Ведя Максимову к постижению внутренней сути образа, той или иной сцены, Уланова никогда не прибегала к прямому показу. Она заставляла молодую актрису искать свой внутренний ход от какой-то ассоциации, жизненного примера, незаметно наводила ее на те или иные мысли, будила ее воображение, осторожно и постепенно вела к живому ощущению духовной жизни роли.

Приступая к работе, Уланова посоветовала Максимовой пере­читать «Асю» и «Вешние воды» Тургенева, считая, что поэзия этого писателя поможет балерине найти нужные ощущения и ассоциа­ции. Интересен этот совет обратиться именно к Тургеневу; естест­венно, что лучшая «русская Жизель» ассоциирует эту роль с обра­зами замечательного русского писателя.

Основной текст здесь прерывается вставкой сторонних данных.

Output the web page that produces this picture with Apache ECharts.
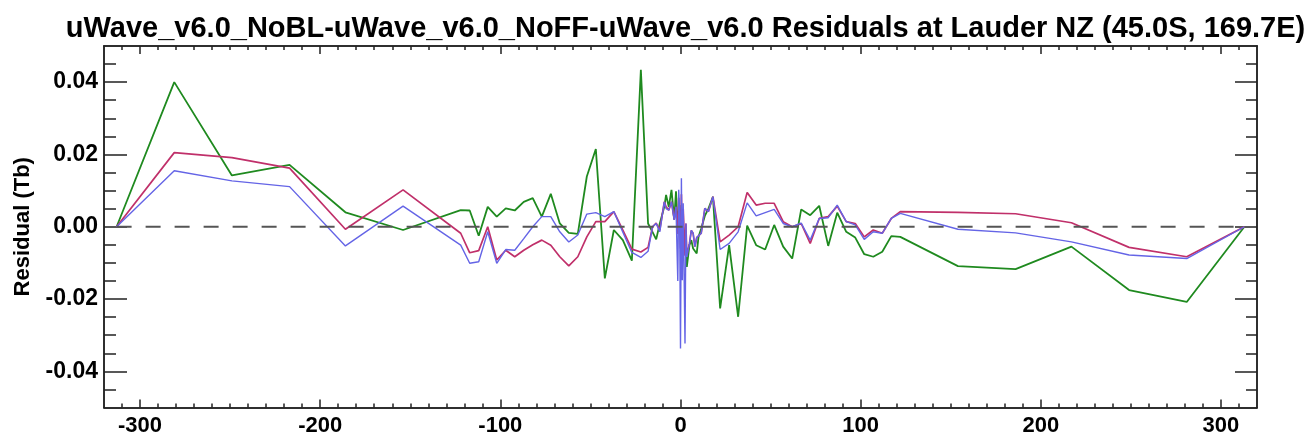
<!DOCTYPE html>
<html>
<head>
<meta charset="utf-8">
<script src="https://cdn.jsdelivr.net/npm/echarts@6/dist/echarts.min.js"></script>
<style>
html,body{margin:0;padding:0;background:#fff;}
#c{width:1311px;height:439px;}
</style>
</head>
<body>
<div id="c"></div>
<script>
const titleText = 'uWave_v6.0_NoBL-uWave_v6.0_NoFF-uWave_v6.0 Residuals at Lauder NZ (45.0S, 169.7E)';
const yName = 'Residual (Tb)';

const xs = [
  -313, -281, -249, -217, -186, -154, -122, -117, -112, -107, -102, -97, -92, -87, -82, -77, -72, -67, -62, -57, -52, -47, -42, -37, -32, -27, -22, -18,
  -15.5, -13.5, -11.5, -9, -8, -6.5, -5, -3.5, -2.5, -1.5, -1, -0.5, 0, 0.5, 1, 1.5, 2.5, 3, 3.5, 5, 6, 7, 8, 9, 10, 11.5, 13.5, 15.5,
  18, 22, 27, 32, 37, 42, 47, 52, 57, 62, 67, 72, 77, 82, 87, 92, 97, 102, 107, 112, 117, 122, 154, 186, 217, 249, 281, 313
];

const greenVals = [
  0, 0.040, 0.0142, 0.0171, 0.0040, -0.0009, 0.0046, 0.0045, -0.0025, 0.0055, 0.0028, 0.0051, 0.0045, 0.0069, 0.0079, 0.0028, 0.0091, 0.0009, -0.0017, -0.0020, 0.0139, 0.0215, -0.0143, -0.0009, -0.0037, -0.0094, 0.0434, 0.0009,
  -0.0015, -0.0035, 0.0009, 0.0055, 0.0088, 0.0055, 0.0102, 0.0020, 0.0098, -0.0009, 0.0040, 0.0060, 0.0020, -0.0020, 0.0030, -0.0040, -0.0060, -0.0080, -0.0111, -0.0050, -0.0037, -0.0060, -0.0065, -0.0074, -0.0028, -0.0005, 0.0030, 0.0050,
  0.0083, -0.0226, -0.0051, -0.0249, 0.0003, -0.0051, -0.0063, 0.0005, -0.0055, -0.0088, 0.0048, 0.0032, 0.0058, -0.0053, 0.0039, -0.0014, -0.0030, -0.0076, -0.0083, -0.0069, -0.0026, -0.0028, -0.0109, -0.0117, -0.0055, -0.0175, -0.0208, 0
];

const redVals = [
  0, 0.0205, 0.0191, 0.0162, -0.0007, 0.0102, -0.0018, -0.0072, -0.0066, 0.0000, -0.0092, -0.0065, -0.0083, -0.0065, -0.0050, -0.0037, -0.0051, -0.0083, -0.0108, -0.0083, -0.0028, 0.0014, 0.0014, 0.0042, -0.0009, -0.0062, -0.0070, -0.0057,
  0.0000, 0.0010, -0.0010, 0.0069, 0.0055, 0.0046, 0.0069, 0.0020, 0.0055, -0.0020, 0.0080, 0.0030, -0.0060, 0.0090, -0.0040, 0.0050, -0.0080, 0.0009, -0.0080, -0.0046, -0.0010, -0.0018, -0.0055, -0.0030, -0.0028, -0.0018, 0.0051, 0.0042,
  0.0083, -0.0042, -0.0023, 0.0000, 0.0095, 0.0060, 0.0065, 0.0065, 0.0014, 0.0000, 0.0009, -0.0046, 0.0023, 0.0028, 0.0057, 0.0014, 0.0009, -0.0028, -0.0009, -0.0018, 0.0023, 0.0042, 0.0040, 0.0036, 0.0011, -0.0057, -0.0083, 0
];

const blueVals = [
  0, 0.0155, 0.0127, 0.0111, -0.0053, 0.0057, -0.0051, -0.0101, -0.0097, -0.0014, -0.0101, -0.0063, -0.0065, -0.0033, 0.0000, 0.0028, 0.0028, -0.0014, -0.0042, -0.0023, 0.0035, 0.0039, 0.0028, 0.0042, -0.0015, -0.0071, -0.0085, -0.0068,
  0.0000, 0.0009, -0.0014, 0.0069, 0.0050, 0.0046, 0.0069, 0.0019, 0.0055, -0.0150, 0.0102, 0.0040, -0.0337, 0.0134, -0.0148, 0.0065, -0.0323, 0.0009, -0.0083, -0.0046, -0.0010, -0.0018, -0.0055, -0.0030, -0.0028, -0.0018, 0.0051, 0.0042,
  0.0083, -0.0063, -0.0046, -0.0014, 0.0066, 0.0030, 0.0039, 0.0048, 0.0009, 0.0000, 0.0010, -0.0037, 0.0023, 0.0025, 0.0060, 0.0014, 0.0005, -0.0035, -0.0014, -0.0018, 0.0023, 0.0037, -0.0007, -0.0017, -0.0042, -0.0078, -0.0088, 0
];

const xMajorTicks = [-300, -200, -100, 0, 100, 200, 300];
const yMajorTicks = [-0.04, -0.02, 0, 0.02, 0.04];
const xMin = -320, xMax = 320, yMin = -0.05, yMax = 0.05;

const xMinorTicks = [];
for (let v = -310; v <= 310; v += 10) xMinorTicks.push(v);
const yMinorTicks = [];
for (let k = -9; k <= 9; k++) yMinorTicks.push(+(k * 0.005).toFixed(3));

const FONT = '"Liberation Sans", Arial, Helvetica, sans-serif';
const AX = '#222';

function xAx(pos, ticks, len, labels) {
  return {
    type: 'value', position: pos, min: xMin, max: xMax, gridIndex: 0,
    axisLine: { show: true, onZero: false, lineStyle: { color: AX, width: 1.5 } },
    axisTick: { show: true, inside: true, length: len, customValues: ticks, lineStyle: { color: AX, width: 1.5 } },
    axisLabel: labels ? { show: true, customValues: ticks, margin: 7, color: '#000', fontFamily: FONT, fontWeight: 'bold', fontSize: 22, formatter: v => String(Math.round(v)) } : { show: false },
    splitLine: { show: false }
  };
}
function yAx(pos, ticks, len, labels) {
  const o = {
    type: 'value', position: pos, min: yMin, max: yMax, gridIndex: 0,
    axisLine: { show: true, onZero: false, lineStyle: { color: AX, width: 1.5 } },
    axisTick: { show: true, inside: true, length: len, customValues: ticks, lineStyle: { color: AX, width: 1.5 } },
    axisLabel: labels ? { show: true, customValues: ticks, margin: 6, color: '#000', fontFamily: FONT, fontWeight: 'bold', fontSize: 23, formatter: v => (Math.abs(v) < 1e-9 ? 0 : v).toFixed(2) } : { show: false },
    splitLine: { show: false }
  };
  if (labels) {
    o.name = yName;
    o.nameLocation = 'middle';
    o.nameRotate = 90;
    o.nameGap = 70;
    o.nameTextStyle = { color: '#000', fontFamily: FONT, fontWeight: 'bold', fontSize: 22 };
  }
  return o;
}

const toPairs = arr => xs.map((x, i) => [x, arr[i]]);

const chart = echarts.init(document.getElementById('c'), null, { renderer: 'canvas' });
chart.setOption({
  animation: false,
  backgroundColor: '#fff',
  title: {
    text: titleText, left: 680.5, top: 9, textAlign: 'center',
    textStyle: { color: '#000', fontFamily: FONT, fontWeight: 'bold', fontSize: 29 }
  },
  grid: { left: 104, right: 54, top: 46, bottom: 31.5, outerBoundsMode: 'none', containLabel: false },
  xAxis: [
    xAx('bottom', xMinorTicks, 4, false),
    xAx('bottom', xMajorTicks, 8, true),
    xAx('top', xMinorTicks, 4, false),
    xAx('top', xMajorTicks, 8, false)
  ],
  yAxis: [
    yAx('left', yMinorTicks, 12, false),
    yAx('left', yMajorTicks, 23, true),
    yAx('right', yMinorTicks, 11, false),
    yAx('right', yMajorTicks, 22, false)
  ],
  series: [
    { name: 'green', type: 'line', data: toPairs(greenVals), showSymbol: false, symbol: 'none', z: 2,
      lineStyle: { color: '#1f8a1f', width: 1.8 } },
    { name: 'red', type: 'line', data: toPairs(redVals), showSymbol: false, symbol: 'none', z: 3,
      lineStyle: { color: '#c0306a', width: 1.7 } },
    { name: 'blue', type: 'line', data: toPairs(blueVals), showSymbol: false, symbol: 'none', z: 4,
      lineStyle: { color: '#6464e6', width: 1.4 } },
    { name: 'zero', type: 'line', data: [[xs[0], 0], [xs[xs.length - 1], 0]], showSymbol: false, symbol: 'none', z: 5,
      lineStyle: { color: '#555', width: 2, type: [15, 14] } }
  ]
});
</script>
</body>
</html>
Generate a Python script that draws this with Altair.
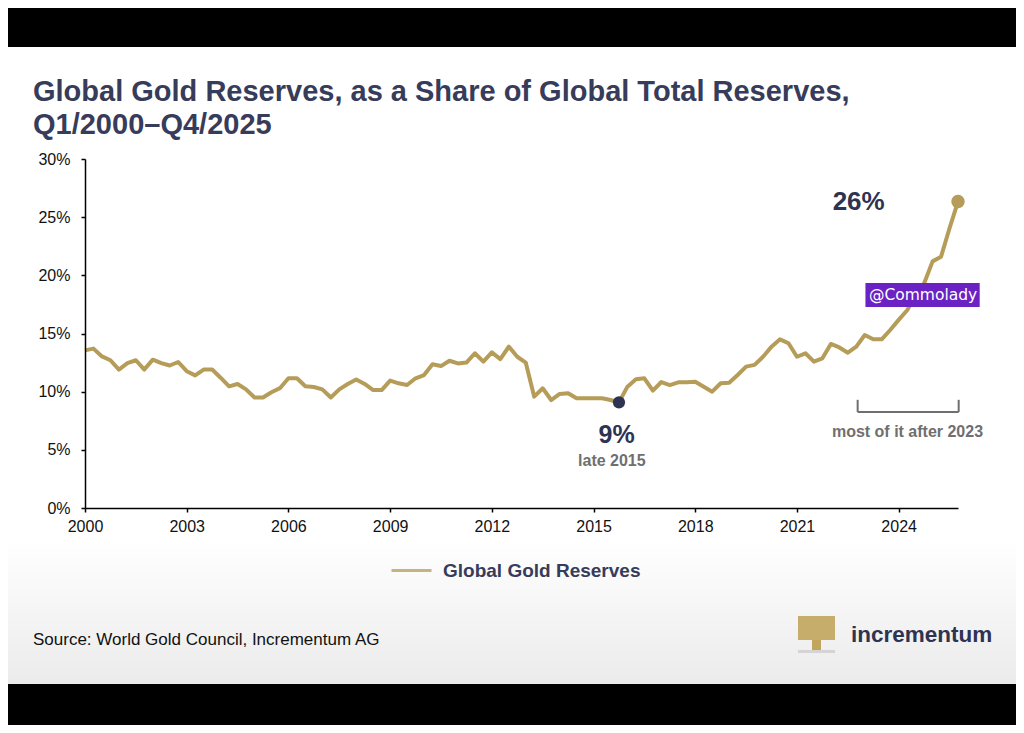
import altair as alt
import pandas as pd

GOLD = "#b59c58"
NAVY = "#2e3352"
TITLE_C = "#373c5a"
GREY_T = "#6f6f6f"

# ---- data ----
years = list(range(2000, 2026))
share = [
    13.55, 13.70, 13.03, 12.70,   # 2000
    11.90, 12.45, 12.70, 11.90,   # 2001
    12.75, 12.45, 12.25, 12.55,   # 2002
    11.76, 11.40, 11.90, 11.90,   # 2003
    11.20, 10.46, 10.66, 10.20,   # 2004
    9.50, 9.50, 9.95, 10.30,      # 2005
    11.15, 11.15, 10.46, 10.40,   # 2006
    10.20, 9.50, 10.20, 10.66,    # 2007
    11.04, 10.66, 10.14, 10.14,   # 2008
    10.95, 10.72, 10.57, 11.15,   # 2009
    11.43, 12.35, 12.20, 12.66,   # 2010
    12.43, 12.50, 13.30, 12.58,   # 2011
    13.38, 12.80, 13.87, 13.00,   # 2012
    12.50, 9.57, 10.29, 9.28,     # 2013
    9.80, 9.86, 9.43, 9.43,       # 2014
    9.43, 9.43, 9.28, 9.08,       # 2015
    10.43, 11.06, 11.15, 10.09,   # 2016
    10.83, 10.57, 10.80, 10.80,   # 2017
    10.86, 10.43, 10.00, 10.72,   # 2018
    10.77, 11.43, 12.15, 12.30,   # 2019
    13.00, 13.87, 14.50, 14.16,   # 2020
    13.00, 13.30, 12.58, 12.87,   # 2021
    14.10, 13.80, 13.35, 13.87,   # 2022
    14.87, 14.50, 14.50, 15.30,   # 2023
    16.17, 17.00, 18.30, 19.30,   # 2024
    21.20, 21.60, 24.05, 26.34,   # 2025
]
quarter_pos = [y + q / 4 for y in years for q in range(4)]
quarter_lbl = [f"Q{q + 1}/{y}" for y in years for q in range(4)]
x_ticks = [2000, 2003, 2006, 2009, 2012, 2015, 2018, 2021, 2024]
y_ticks = [0, 5, 10, 15, 20, 25, 30]
series_name = "Global Gold Reserves"

df = pd.DataFrame({"t": quarter_pos, "share": share, "quarter": quarter_lbl,
                   "series": series_name})

low_pt = df[df["quarter"] == "Q4/2015"]
end_pt = df[df["quarter"] == "Q4/2025"]

x_scale = alt.Scale(domain=[2000, 2025.75], nice=False, zero=False)
y_scale = alt.Scale(domain=[0, 30], nice=False, zero=True)

FONT = "Liberation Sans"

one = pd.DataFrame({"k": [0]})


def pix_rect(x, x2, y, y2, fill, **kw):
    return alt.Chart(one).mark_rect(fill=fill, **kw).encode(
        x=alt.value(x), x2=alt.value(x2), y=alt.value(y), y2=alt.value(y2))


def pix_text(text, x, y, **kw):
    return alt.Chart(pd.DataFrame({"label": [text]})).mark_text(font=FONT, **kw).encode(
        x=alt.value(x), y=alt.value(y), text="label:N")


def data_text(text, t, s, **kw):
    return alt.Chart(pd.DataFrame({"t": [t], "share": [s], "label": [text]})).mark_text(
        font=FONT, **kw).encode(
        x=alt.X("t:Q", scale=x_scale), y=alt.Y("share:Q", scale=y_scale), text="label:N")


# backgrounds
top_band = pix_rect(-77, 931, -151, -112, "#000000")
bottom_band = pix_rect(-77, 931, 525, 566, "#000000")
grad = pix_rect(-77, 931, 381, 525, alt.Gradient(
    gradient="linear",
    stops=[alt.GradientStop(color="#ffffff", offset=0),
           alt.GradientStop(color="#ebebeb", offset=1)],
    x1=0, x2=0, y1=0, y2=1))

line = alt.Chart(df).mark_line(strokeWidth=4, strokeJoin="round").encode(
    x=alt.X("t:Q", scale=x_scale,
            axis=alt.Axis(values=x_ticks, format="d", title=None, grid=False,
                          domainColor="#000000", domainWidth=1.5, tickColor="#000000",
                          tickWidth=1.5, tickSize=4, labelFont=FONT, labelFontSize=16,
                          labelColor="#111111", labelPadding=6, labelFlush=False,
                          zindex=1)),
    y=alt.Y("share:Q", scale=y_scale,
            axis=alt.Axis(values=y_ticks, labelExpr="datum.value + '%'", title=None,
                          grid=False, domainColor="#000000", domainWidth=1.5,
                          tickColor="#000000", tickWidth=1.5, tickSize=4, labelFont=FONT,
                          labelFontSize=16, labelColor="#111111", labelPadding=11,
                          zindex=1)),
    color=alt.Color("series:N",
                    scale=alt.Scale(domain=[series_name], range=[GOLD]),
                    legend=alt.Legend(orient="none", legendX=305, legendY=390, title=None,
                                      symbolType="stroke", symbolSize=1600,
                                      symbolStrokeWidth=3, symbolOpacity=0.75,
                                      labelFont=FONT, labelFontSize=19,
                                      labelFontWeight="bold", labelColor=TITLE_C,
                                      labelOffset=10, labelLimit=0, padding=0)),
)

low_dot = alt.Chart(low_pt).mark_circle(size=150, color=NAVY, opacity=1).encode(
    x=alt.X("t:Q", scale=x_scale), y=alt.Y("share:Q", scale=y_scale))
end_dot = alt.Chart(end_pt).mark_circle(size=180, color=GOLD, opacity=1).encode(
    x=alt.X("t:Q", scale=x_scale), y=alt.Y("share:Q", scale=y_scale))

# bracket "most of it after 2023"
br_h = pd.DataFrame({"t": [2022.79], "t2": [2025.77], "share": [8.25]})
br_v = pd.DataFrame({"t": [2022.79, 2025.77], "share": [8.25, 8.25], "s2": [9.3, 9.3]})
bracket_h = alt.Chart(br_h).mark_rule(color=GREY_T, strokeWidth=2).encode(
    x=alt.X("t:Q", scale=x_scale), x2="t2:Q", y=alt.Y("share:Q", scale=y_scale))
bracket_v = alt.Chart(br_v).mark_rule(color=GREY_T, strokeWidth=2).encode(
    x=alt.X("t:Q", scale=x_scale), y=alt.Y("share:Q", scale=y_scale), y2="s2:Q")

# watermark box
wm = pd.DataFrame({"t": [2023.02], "t2": [2026.39], "share": [17.28], "s2": [19.35]})
wm_box = alt.Chart(wm).mark_rect(fill="#6a22c4").encode(
    x=alt.X("t:Q", scale=x_scale), x2="t2:Q", y=alt.Y("share:Q", scale=y_scale), y2="s2:Q")
wm_text = alt.Chart(pd.DataFrame({"t": [2024.72], "share": [18.3], "label": ["@Commolady"]})
                    ).mark_text(font="DejaVu Sans", fontSize=15.5, color="#ffffff",
                                align="center", baseline="middle").encode(
    x=alt.X("t:Q", scale=x_scale), y=alt.Y("share:Q", scale=y_scale), text="label:N")

annots = [
    data_text("26%", 2022.82, 26.3, fontSize=26, fontWeight="bold", color=NAVY,
              align="center", baseline="middle"),
    data_text("9%", 2015.68, 6.28, fontSize=25, fontWeight="bold", color=NAVY,
              align="center", baseline="middle"),
    data_text("late 2015", 2015.54, 4.04, fontSize=16, fontWeight="bold", color=GREY_T,
              align="center", baseline="middle"),
    data_text("most of it after 2023", 2024.26, 6.53, fontSize=16, fontWeight="bold",
              color=GREY_T, align="center", baseline="middle"),
]

texts = [
    pix_text("Global Gold Reserves, as a Share of Global Total Reserves,", -52, -58.3,
             fontSize=29, fontWeight="bold", color=TITLE_C, align="left",
             baseline="alphabetic"),
    pix_text("Q1/2000\u2013Q4/2025", -52, -25.5, fontSize=29, fontWeight="bold",
             color=TITLE_C, align="left", baseline="alphabetic"),
    pix_text("Source: World Gold Council, Incrementum AG", -52, 486, fontSize=17,
             color="#111111", align="left", baseline="alphabetic"),
    pix_text("incrementum", 766, 483, fontSize=22.5, fontWeight="bold", color=NAVY,
             align="left", baseline="alphabetic"),
]

logo = [
    pix_rect(713, 750, 457, 481, "#c2a55c", opacity=0.9),
    pix_rect(727, 736, 481, 494, "#c2a55c"),
    pix_rect(713, 750, 491, 494, "#d4d4d4"),
]

chart = alt.layer(
    top_band, bottom_band, grad, *logo,
    line, low_dot, end_dot, bracket_h, bracket_v, wm_box, wm_text,
    *annots, *texts,
).properties(
    width=873, height=349,
    background="#ffffff",
    padding={"left": 77, "top": 151, "right": 58, "bottom": 217},
    autosize=alt.AutoSizeParams(type="none"),
).configure_view(stroke="transparent")

chart.save("out.html", embed_options={"renderer": "svg", "actions": False})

Даже в самом первом, еще во многом несовершенном варианте Жизели Максимова не повторяла Жизели Улановой, хотя многие детали и подробности сценического поведения были одни и те же.

Максимова была очень искренна в самом первом своем выступ­лении. Партнер ее дебюта (кстати, долгий партнер Улановой) Юрий Жданов говорит: «Глядя на свою новую партнершу, я все время видел перед собой взволнованные, полные трепетной мысли глаза, они не отсутствовали, а жили чувствами, переживаниями Жизели».

Работа Улановой с Максимовой стала своего рода сенсацией — о ней писали в газетах и журналах, печатали их снимки в репети­ционном зале, на сцене и за кулисами.